In this referendum, only one side can come out the winner. But ideally, both sides will come out of it feeling that the debate leading up to the vote itself involved a meaningful exploration of the political values at stake, thus conferring legitimacy on the result whatever it happens to be. Both of the examples of fallacious arguments in this post represent missed opportunities for this kind of exploration—in the first case, a missed opportunity for supporters of the status quo to explain what they believe makes votes matter, and in the second, for supporters of proportional representation to explain why it’s important to have representatives who reflect their views. It’s not every day that basic principles of our democracy are brought under this level of scrutiny. Let’s make the most of it.

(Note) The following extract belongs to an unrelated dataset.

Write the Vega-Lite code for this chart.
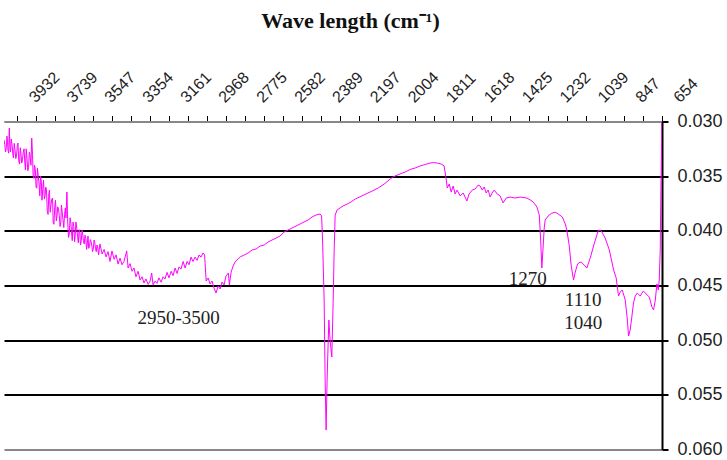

Critical comments concerning Cullen’s contest

Last week, Nathan Cullen announced a contest in which his constituents will compete to have their ideas for a new law turned into a private member’s bill and introduced in parliament during the fall sitting. Cullen envisions the contest as a means of fighting cynicism about politics by demonstrating that voters can have real influence over their MPs. However, if this is the aim, then the contest is a poorly conceived instrument by which to pursue it.

As it happens, voters are already entitled to send MPs their ideas for laws. And obviously MPs should, as a matter of course, turn great ideas into private member’s bills—at least insofar as a reasonable ordering of priorities allows (after all, MPs have other responsibilities). This is supposed to be standard operating procedure for representative democracy, not a radical departure from it.

Although Cullen describes the contest as a unique demonstration of trust in voters, there is already plenty of trust to go around. We trust the public to select good representatives, and part of what makes a good representative is being judiciously responsive to the public between elections. This means we also trust the public to form and communicate views and preferences that tend to be worthy of response.

Ordinarily, Cullen would act as gatekeeper, deciding whether or not an idea from his constituents is, all things considered, worth turning into a private member’s bill. This contest does not do away with the gatekeeper; it merely replaces an elected and accountable gatekeeper with “a volunteer panel of local business, faith, cultural and ethnic leaders”. What makes this contest remarkable, then, is not the trust it puts in voters but rather the mistrust it puts in representatives.

By portraying the opportunity for “real influence” as an exceptional event, Cullen encourages the perception that under ordinary conditions, voters have no real influence. And by removing himself from the process of evaluating the public’s suggestions for new laws and calling this “real influence”, Cullen encourages the perception that MPs are obstacles to—rather than facilitators of—democratic engagement. All this should be expected to feed voters’ cynicism rather than fight it.